In 2008 overhead expenses as a share of revenue averaged 45%, a dramatic leap compared with typical overhead expenses during less trying times, often 10 or more percentage points below the 2008 results. The burden of overhead now weighs most heavily on the larger firms with over $3 million in revenue (a group we label as “Innovators”). Firms at this stage would usually be expected to enjoy greater economies of scale (see Chart 1: No Benefit for the Biggest).
These results were brought to light in the 2009 FA Insight Study of Advisory Firms: People and Pay, a comprehensive human capital study sponsored by TD Ameritrade Institutional. This article is the second of a four-part Human Capital Series produced by FA Insight in partnership with Investment Advisor, our media partner for this research. This series, relying on the findings from People and Pay, is designed to support advisory firms in their human capital decision making. With this article, we specifically examine how firms are employing best practices in organizational design to control overhead expenses, and people-related expenses in particular, without compromising growth.
Hire to Meet Clients’ Needs
It is fair to say that for many firms, the hiring done in better times was often not well-planned. Typical mistakes include hiring reactively to meet a short-term need, creating positions to match an available individual, and making organizational changes that fail to adequately consider the client experience.
Reactive hiring to address immediate firm needs may alleviate some initial pressure. This practice, however, combined with the temptation to create positions to suit individuals instead of meeting the needs of the firm and its clients, invariably leaves shareholders struggling to put underutilized people to work. Another common failing is to create positions from a business perspective that ignores the needs of clients and how the firm must be structured to deliver the desired client experience. Building the organizational structure around the client must be the first step in creating a client-centric advice business.
A firm that adds staff before defining its targeted future organizational structure and the positions needed to support it is destined to be just a collection of individuals. These individuals may not be well-placed to progress internally along a career path or support the firm’s growth.
The People and Pay study identified a premier group of “Standout” firms based on two key indicators–growth and income. Based on annual revenue growth and owner income, the top third of all participating firms within each firm stage were considered Standout firms. The level of annual revenue defined firm stages. These stages included Operators ($75,000-$500,000 in annual revenue), Cultivators ($500,000-$1.5 million), Accelerators ($1.5 million-$3 million), and Innovators (over $3 million in revenue). Depending on firm stage, Standouts generated 40% to 90% more in total owner income, revenue growth was at rates 5 to 8 times higher, and profit margins were typically double that of their peers.

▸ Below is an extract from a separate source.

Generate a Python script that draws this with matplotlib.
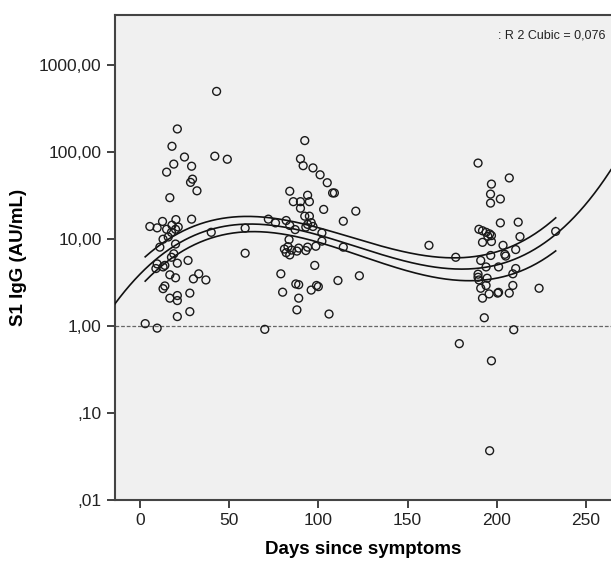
import matplotlib.pyplot as plt
import numpy as np

# 1. DATA
days = [
    # early group
    43, 21, 18, 25, 19, 29, 42, 49, 15, 29.5, 28.4, 32, 16.8, 29, 5.6, 9.7, 12.7,
    20.2, 15, 21.5, 17.7, 15.9, 40, 11.2, 20, 19, 17.7, 9.7, 21, 27, 13, 14, 9,
    16.8, 20, 33, 30, 37, 14, 13, 28, 16.8, 21, 21, 28, 21, 3, 9.7, 18, 20, 13,
    59, 59,
    # ~3 months
    92.4, 90, 91.5, 97, 101, 105, 108, 109, 84, 94, 86, 90, 95, 90, 103, 121,
    92.4, 95, 114, 72, 76, 82, 84, 94, 96, 97, 93, 87, 102, 83.6, 81, 83, 85, 82,
    84, 89, 88, 93, 94, 98.6, 102, 114, 98, 79, 87.4, 89, 99, 100, 96, 111, 123,
    80, 89, 88, 106, 70, 162,
    # ~6 months
    189.5, 207, 197, 196.5, 202, 196.5, 202, 212, 190, 192, 194, 196, 195, 197,
    192, 197, 213, 203.5, 204.5, 205, 210.6, 196.6, 177, 233, 191, 194, 201,
    210.6, 189.5, 189.5, 190, 194.6, 209, 191, 194, 195.7, 200.5, 201, 209, 207,
    192, 223.7, 193, 209.5, 179, 197, 196,
]
igg = [
    500, 185, 117, 88, 73, 69, 90, 83, 59, 49, 45, 36, 30, 17, 14, 13.5, 16,
    16.8, 13, 13.8, 12, 10.6, 12, 8.1, 8.8, 6.8, 6.2, 5.2, 5.3, 5.7, 4.8, 5.0, 4.6,
    3.9, 3.6, 4.0, 3.5, 3.4, 2.9, 2.7, 2.4, 2.1, 2.25, 1.97, 1.47, 1.29, 1.07, 0.95,
    14.5, 13, 10,
    13.4, 6.9,
    136, 84, 70, 66, 55, 44.6, 34, 34, 35.6, 32, 27, 27, 27, 22.7, 22, 21,
    18.4, 18.4, 16.1, 17, 15.4, 16.4, 14.4, 14.8, 15.5, 14, 13.8, 12.9, 11.8, 9.9,
    7.7, 8.2, 7.5, 7.0, 6.6, 7.9, 7.3, 7.4, 8.1, 8.3, 9.5, 8.1, 5.0, 4.0, 3.06, 3.0,
    2.94, 2.85, 2.6, 3.35, 3.8, 2.46, 2.1, 1.54, 1.38, 0.92, 8.5,
    75, 50.6, 43, 33, 29, 26, 15.4, 15.7, 13, 12.5, 12, 11.5, 10.8, 11,
    9.2, 9.4, 10.7, 8.5, 6.7, 6.4, 7.6, 6.5, 6.2, 12.3, 5.7, 4.8, 4.8,
    4.6, 3.96, 3.65, 3.4, 3.56, 4.0, 2.73, 2.94, 2.35, 2.4, 2.45, 2.94, 2.4,
    2.1, 2.73, 1.25, 0.91, 0.63, 0.40, 0.037,
]

# cubic fit in log10(IgG) with t = days/100 (highest power first)
fit_coefs = [0.6259, -2.2761, 2.1022, 0.5966]
# half width of the 95% CI of the mean (log10), same t
ci_coefs = [-0.01194, 0.10022, -0.14897, 0.14409]

ytick_vals = [0.01, 0.1, 1, 10, 100, 1000]
ytick_labels = [',01', ',10', '1,00', '10,00', '100,00', '1000,00']
xtick_vals = [0, 50, 100, 150, 200, 250]
r2_text = ': R 2 Cubic = 0,076'

# 2. FIT CURVES
xs_full = np.linspace(-14, 264, 300)
xs_band = np.linspace(min(days), max(days), 300)
fit_full = np.polyval(fit_coefs, xs_full / 100)
fit_band = np.polyval(fit_coefs, xs_band / 100)
half = np.polyval(ci_coefs, xs_band / 100)

# 3. PLOT
plt.rcParams['font.family'] = ['Liberation Sans', 'DejaVu Sans']
fig = plt.figure(figsize=(6.11, 5.62), dpi=100)
ax = fig.add_axes([0.188, 0.110, 0.812, 0.863])
ax.set_facecolor('#f0f0f0')

ax.axhline(1, color='#666666', linestyle=(0, (3, 1.5)), linewidth=0.9, zorder=1)
ax.plot(xs_full, 10 ** fit_full, color='#111111', linewidth=1.2, zorder=3)
ax.plot(xs_band, 10 ** (fit_band + half), color='#111111', linewidth=1.2, zorder=3)
ax.plot(xs_band, 10 ** (fit_band - half), color='#111111', linewidth=1.2, zorder=3)
ax.scatter(days, igg, s=32, facecolors='none', edgecolors='#1a1a1a', linewidths=1.0, zorder=4)

# 4. FORMATTING
ax.set_yscale('log')
ax.set_xlim(-14, 264)
ax.set_ylim(0.01, 3760)
ax.set_yticks(ytick_vals)
ax.set_yticklabels(ytick_labels)
ax.yaxis.set_minor_locator(plt.NullLocator())
ax.set_xticks(xtick_vals)
ax.tick_params(axis='both', labelsize=12.5, colors='#333333', length=6, width=1.3)
ax.tick_params(axis='both', labelcolor='#222222')

for side in ['left', 'bottom', 'top']:
    ax.spines[side].set_color('#444444')
    ax.spines[side].set_linewidth(1.5)
ax.spines['right'].set_visible(False)

ax.set_xlabel('Days since symptoms', fontsize=13.5, fontweight='bold', labelpad=9)
ax.set_ylabel('S1 IgG (AU/mL)', fontsize=13.5, fontweight='bold')
ax.yaxis.set_label_coords(-0.178, 0.5)

ax.text(0.988, 0.958, r2_text, transform=ax.transAxes, ha='right', va='center',
        fontsize=9, color='#222222')

plt.savefig('out.png', dpi=100)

Hire Before Reaching a Capacity Crisis
In nearly every firm stage, Standout firms are better at defining their organizational structures. This means that prior to making recruitment decisions the firm maintains a blueprint that outlines the firm’s future organizational structure. Positions are filled proactively in line with the needs of the business and its clients. This approach enables a firm to grow in a planned manner before a capacity crisis arises. Recruitment needs should be anticipated and met to avoid missing growth opportunities. Standout Accelerators and Innovators are especially adept at utilizing their predefined organizational structure to determine hiring needs in advance, with 89% of Standout Accelerators and 100% of Standout Innovators doing just that (See Chart 2: Proactive Hiring).

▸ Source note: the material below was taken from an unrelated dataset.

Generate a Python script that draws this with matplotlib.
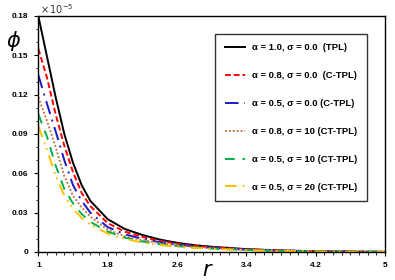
import matplotlib
matplotlib.use("Agg")
import matplotlib.pyplot as plt
from matplotlib.ticker import MultipleLocator, FuncFormatter

# valeurs (phi en unites de 1e-5)
r = [1.0, 1.1, 1.2, 1.3, 1.4, 1.5, 1.6, 1.8, 2.0, 2.2, 2.4, 2.6, 2.8, 3.0, 3.4, 3.8, 4.2, 4.6, 5.0]
phi_tpl = [0.180, 0.149, 0.118, 0.090, 0.068, 0.051, 0.039, 0.025, 0.0175, 0.013, 0.0095, 0.0070,
           0.0052, 0.0040, 0.0022, 0.0012, 0.0006, 0.0003, 0.0001]
phi_ctpl_08 = [0.155, 0.133, 0.105, 0.081, 0.061, 0.045, 0.035, 0.022, 0.0155, 0.0115, 0.0085, 0.0063,
               0.0047, 0.0036, 0.0020, 0.0011, 0.0006, 0.0003, 0.0001]
phi_ctpl_05 = [0.135, 0.113, 0.092, 0.070, 0.051, 0.039, 0.030, 0.019, 0.0135, 0.0100, 0.0075, 0.0056,
               0.0042, 0.0032, 0.0018, 0.0010, 0.0005, 0.00025, 0.0001]
phi_cttpl_08_10 = [0.118, 0.100, 0.080, 0.058, 0.043, 0.034, 0.027, 0.017, 0.0120, 0.0090, 0.0068, 0.0050,
                   0.0038, 0.0029, 0.0016, 0.0009, 0.0005, 0.00025, 0.0001]
phi_cttpl_05_10 = [0.105, 0.088, 0.066, 0.048, 0.037, 0.029, 0.023, 0.0155, 0.0110, 0.0080, 0.0060, 0.0045,
                   0.0034, 0.0026, 0.0015, 0.0008, 0.0004, 0.0002, 0.0001]
phi_cttpl_05_20 = [0.096, 0.078, 0.058, 0.043, 0.033, 0.026, 0.021, 0.0140, 0.0100, 0.0072, 0.0054, 0.0040,
                   0.0031, 0.0024, 0.0014, 0.0008, 0.0004, 0.0002, 0.0001]

labels = ["α = 1.0, σ = 0.0  (TPL)", "α = 0.8, σ = 0.0  (C-TPL)", "α = 0.5, σ = 0.0 (C-TPL)",
          "α = 0.8, σ = 10 (CT-TPL)", "α = 0.5, σ = 10 (CT-TPL)", "α = 0.5, σ = 20 (CT-TPL)"]
xticks = [1, 1.8, 2.6, 3.4, 4.2, 5]
yticks = [0, 0.03, 0.06, 0.09, 0.12, 0.15, 0.18]

series = [phi_tpl, phi_ctpl_08, phi_ctpl_05, phi_cttpl_08_10, phi_cttpl_05_10, phi_cttpl_05_20]
couleurs = ["black", "#ff0000", "#1a1acc", "#c47a45", "#00b050", "#ffc000"]
styles = ["-", (0, (3, 1.5)), (0, (7, 3, 1, 3)), (0, (1, 1)), (0, (5, 4)), (0, (6, 3, 1, 2, 1, 3))]

fig = plt.figure(figsize=(3.95, 2.8), dpi=100)
ax = fig.add_axes([0.097, 0.1, 0.878, 0.843])

for y, c, ls, lab in zip(series, couleurs, styles, labels):
    ax.plot(r, y, color=c, linestyle=ls, linewidth=1.4, label=lab)

ax.set_xlim(1, 5)
ax.set_ylim(0, 0.18)
ax.set_xticks(xticks)
ax.set_yticks(yticks)
ax.xaxis.set_minor_locator(MultipleLocator(0.1))
ax.yaxis.set_minor_locator(MultipleLocator(0.01))
fmt = FuncFormatter(lambda v, p: "%g" % round(v, 3))
ax.xaxis.set_major_formatter(fmt)
ax.yaxis.set_major_formatter(fmt)
ax.tick_params(which="major", direction="out", length=3, width=0.8, labelsize=6, pad=4)
ax.tick_params(which="minor", direction="out", length=1.8, width=0.6)
for t in ax.get_xticklabels() + ax.get_yticklabels():
    t.set_fontweight("bold")
    t.set_family("Liberation Sans")
for s in ax.spines.values():
    s.set_linewidth(1.0)

ax.text(0.005, 1.0, r"$\times\,10^{-5}$", transform=ax.transAxes, fontsize=7,
        family="DejaVu Serif", ha="left", va="bottom", color="#333333")
fig.text(0.035, 0.855, r"$\phi$", fontsize=15, ha="center", va="center")
fig.text(0.527, 0.035, r"$r$", fontsize=15, ha="center", va="center")

leg = ax.legend(loc="upper left", bbox_to_anchor=(0.51, 0.924), frameon=True, fancybox=False,
                edgecolor="black", handlelength=2.2, handletextpad=0.75, labelspacing=2.0,
                borderpad=1.0, borderaxespad=0.0,
                prop={"family": "Liberation Sans", "weight": "bold", "size": 6.8})
leg.get_frame().set_linewidth(1.0)

fig.savefig("out.png", dpi=100)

To reiterate, a truly client-centric advice business must be built from the client up; this includes the organizational structure. Defining the future organizational structure enables a business to design the structure in a thoughtful manner that will ensure that each team member is working effectively together to deliver to the needs of the firm’s target clients.

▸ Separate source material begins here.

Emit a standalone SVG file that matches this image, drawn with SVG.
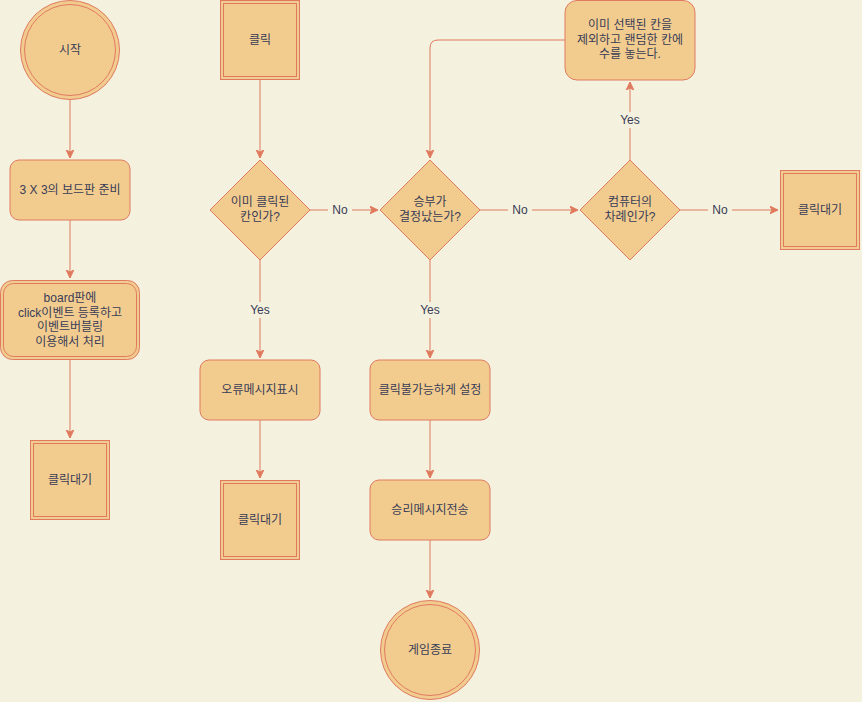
<svg xmlns="http://www.w3.org/2000/svg" width="862" height="702" viewBox="0 0 862 702">
  <style>
    .shape { fill: #F2CC8F; stroke: #E07A5F; stroke-width: 1; }
    .inner { fill: none; stroke: #E07A5F; stroke-width: 1; }
    .edge { fill: none; stroke: #E07A5F; stroke-width: 1; }
    text { font-family: "Liberation Sans", "Noto Sans CJK KR", sans-serif; font-size: 12px; fill: #393C56; text-anchor: middle; dominant-baseline: central; }
    .lblbg { fill: #F4F1DE; }
  </style>
  <defs>
    <marker id="arrow" markerUnits="userSpaceOnUse" markerWidth="10" markerHeight="10" viewBox="0 0 10 10" refX="8" refY="5" orient="auto">
      <path d="M0,1.2 L8,5 L0,8.8 L2,5 Z" fill="#E07A5F" stroke="#E07A5F" stroke-width="1"/>
    </marker>
  </defs>
  <rect width="862" height="702" fill="#F4F1DE"/>

  <g id="connectors">
    <path class="edge" d="M70,100 V158" marker-end="url(#arrow)"/>
    <path class="edge" d="M70,220 V278" marker-end="url(#arrow)"/>
    <path class="edge" d="M70,360 V438" marker-end="url(#arrow)"/>
    <path class="edge" d="M260,80 V158" marker-end="url(#arrow)"/>
    <path class="edge" d="M310,210 H378" marker-end="url(#arrow)"/>
    <path class="edge" d="M260,260 V358" marker-end="url(#arrow)"/>
    <path class="edge" d="M260,420 V478" marker-end="url(#arrow)"/>
    <path class="edge" d="M480,210 H578" marker-end="url(#arrow)"/>
    <path class="edge" d="M430,260 V358" marker-end="url(#arrow)"/>
    <path class="edge" d="M430,420 V478" marker-end="url(#arrow)"/>
    <path class="edge" d="M430,540 V598" marker-end="url(#arrow)"/>
    <path class="edge" d="M680,210 H778" marker-end="url(#arrow)"/>
    <path class="edge" d="M630,160 V82" marker-end="url(#arrow)"/>
    <path class="edge" d="M565,40 H438 Q430,40 430,48 V158" marker-end="url(#arrow)"/>
    <!-- edge labels -->
    <rect class="lblbg" x="328" y="202" width="24" height="16"/>
    <text x="340" y="210">No</text>
    <rect class="lblbg" x="508" y="202" width="24" height="16"/>
    <text x="520" y="210">No</text>
    <rect class="lblbg" x="708" y="202" width="24" height="16"/>
    <text x="720" y="210">No</text>
    <rect class="lblbg" x="247" y="302" width="26" height="16"/>
    <text x="260" y="310">Yes</text>
    <rect class="lblbg" x="417" y="302" width="26" height="16"/>
    <text x="430" y="310">Yes</text>
    <rect class="lblbg" x="617" y="112" width="26" height="16"/>
    <text x="630" y="120">Yes</text>
  </g>

  <g id="start">
    <circle class="shape" cx="70" cy="50" r="49.5"/>
    <circle class="inner" cx="70" cy="50" r="45.5"/>
    <text x="70" y="50">시작</text>
  </g>

  <g id="board-ready">
    <rect class="shape" x="10" y="160" width="120" height="60" rx="9"/>
    <text x="70" y="190">3 X 3의 보드판 준비</text>
  </g>

  <g id="board-event">
    <rect class="shape" x="0.5" y="280.5" width="139" height="79" rx="12"/>
    <rect class="inner" x="3.5" y="283.5" width="133" height="73" rx="10"/>
    <text x="70" y="298">board판에</text>
    <text x="70" y="312.5">click이벤트 등록하고</text>
    <text x="70" y="327">이벤트버블링</text>
    <text x="70" y="341.5">이용해서 처리</text>
  </g>

  <g id="wait-left">
    <rect class="shape" x="30.5" y="440.5" width="79" height="79"/>
    <rect class="inner" x="33.5" y="443.5" width="73" height="73"/>
    <text x="70" y="480">클릭대기</text>
  </g>

  <g id="click">
    <rect class="shape" x="220.5" y="0.5" width="79" height="79"/>
    <rect class="inner" x="223.5" y="3.5" width="73" height="73"/>
    <text x="260" y="40">클릭</text>
  </g>

  <g id="already-clicked">
    <path class="shape" d="M260,160 L310,210 L260,260 L210,210 Z"/>
    <text x="260" y="202">이미 클릭된</text>
    <text x="260" y="216.5">칸인가?</text>
  </g>

  <g id="error-msg">
    <rect class="shape" x="200" y="360" width="120" height="60" rx="9"/>
    <text x="260" y="390">오류메시지표시</text>
  </g>

  <g id="wait-mid">
    <rect class="shape" x="220.5" y="480.5" width="79" height="79"/>
    <rect class="inner" x="223.5" y="483.5" width="73" height="73"/>
    <text x="260" y="520">클릭대기</text>
  </g>

  <g id="decided">
    <path class="shape" d="M430,160 L480,210 L430,260 L380,210 Z"/>
    <text x="430" y="202">승부가</text>
    <text x="430" y="216.5">결정났는가?</text>
  </g>

  <g id="disable-click">
    <rect class="shape" x="370" y="360" width="120" height="60" rx="9"/>
    <text x="430" y="390">클릭불가능하게 설정</text>
  </g>

  <g id="win-msg">
    <rect class="shape" x="370" y="480" width="120" height="60" rx="9"/>
    <text x="430" y="510">승리메시지전송</text>
  </g>

  <g id="game-over">
    <circle class="shape" cx="430" cy="650" r="49.5"/>
    <circle class="inner" cx="430" cy="650" r="45.5"/>
    <text x="430" y="650">게임종료</text>
  </g>

  <g id="computer-turn">
    <path class="shape" d="M630,160 L680,210 L630,260 L580,210 Z"/>
    <text x="630" y="202">컴퓨터의</text>
    <text x="630" y="216.5">차례인가?</text>
  </g>

  <g id="random-move">
    <rect class="shape" x="565" y="0.5" width="130" height="79.5" rx="12"/>
    <text x="630" y="25">이미 선택된 칸을</text>
    <text x="630" y="39.5">제외하고 랜덤한 칸에</text>
    <text x="630" y="54">수를 놓는다.</text>
  </g>

  <g id="wait-right">
    <rect class="shape" x="780.5" y="170.5" width="79" height="79"/>
    <rect class="inner" x="783.5" y="173.5" width="73" height="73"/>
    <text x="820" y="210">클릭대기</text>
  </g>
</svg>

Finally, clarifying the future structure will clarify relations between roles and how these relations must evolve as the firm grows in complexity. With the right organizational structure, individuals understand their own responsibilities and how their roles interact with others to deliver to clients in the most efficient and effective way.
Putting Together the Team
We have observed many firms that are either overweight with administrative and support staff or heavily weighted towards professional positions with little non-professional support. The organizational structures of Standout firms reinforce the importance of getting the balance right and delegating non-advice-related activities, increasing the number of individuals supporting the delivery of the client experience and reducing principal dependency. A higher proportion of non-professional positions per professional is particularly evident among Standout Innovators who are able to release the capacity of the professionals by delegating non-advice-related tasks. The largest Standout firms typically employ nearly two non-professionals for every professional position. In contrast, other Innovator firms are only employing 1.3 non-professionals per professional.
With the right mix of professionals to non-professionals in place, dedicated management will ensure the organizational structure works as it should with properly supported professionals that are able to delegate non-revenue-generating tasks to other support staff. Standout Firms are especially taking advantage of the use of dedicated managers. Standout Accelerators and Innovators employ more managers as a percentage of their workforce than other firms in their size groups (Chart 3: Leveraging Management).
In addition to freeing up revenue-generating capacity, the right dedicated management will deepen the firm’s management capabilities given that individuals are true management specialists. The level of management that got the business to where it is today may not be the skill level required to take the business to the next level of growth. More experienced and specialized management skills will undoubtedly be needed as the business grows.
Where to Focus?
So where should firms focus their efforts when building or refining their organizational structures or thinking about the next recruit? Some of the fundamental best practices relating to organizational design include the following:
Aligning Business Strategy and Structure. Take the time to review your business strategy and consider the implications of your strategy on your organizational structure. As an example, consider what type of clients you seek to serve, what are your growth and profitability targets, and the desired client experience you seek to deliver. By answering these questions you will be better placed to define the future structure, the positions needed to serve those clients, and how roles must work together to drive growth and deliver to clients.
Creating Accountability, Not Just Responsibility. Define each position in your structure, covering both the responsibilities and the performance expectations that define success in each role. Job descriptions take time to get right but it is a worthwhile investment of time that provides team members with clarity around where they need to focus to be successful and how their role supports others in the business. This avoids a common pitfall where team members may be responsible for everything but accountable for nothing!
Release Professional Capacity. For firms seeking growth, releasing professional capacity must be an ongoing focus. This can be achieved by assessing your organizational structure and existing role accountabilities to identify opportunities to delegate and better leverage non-professionals including support and administrative staff, technical specialists, and management.
The current economic environment is forcing advisory firms to raise their games. Firm owners must think like Super Bowl champions in order to succeed in terms of growth and profitability. A well-planned organizational structure, aligned and managed to support the overall business vision of the firm, will provide the winning combination.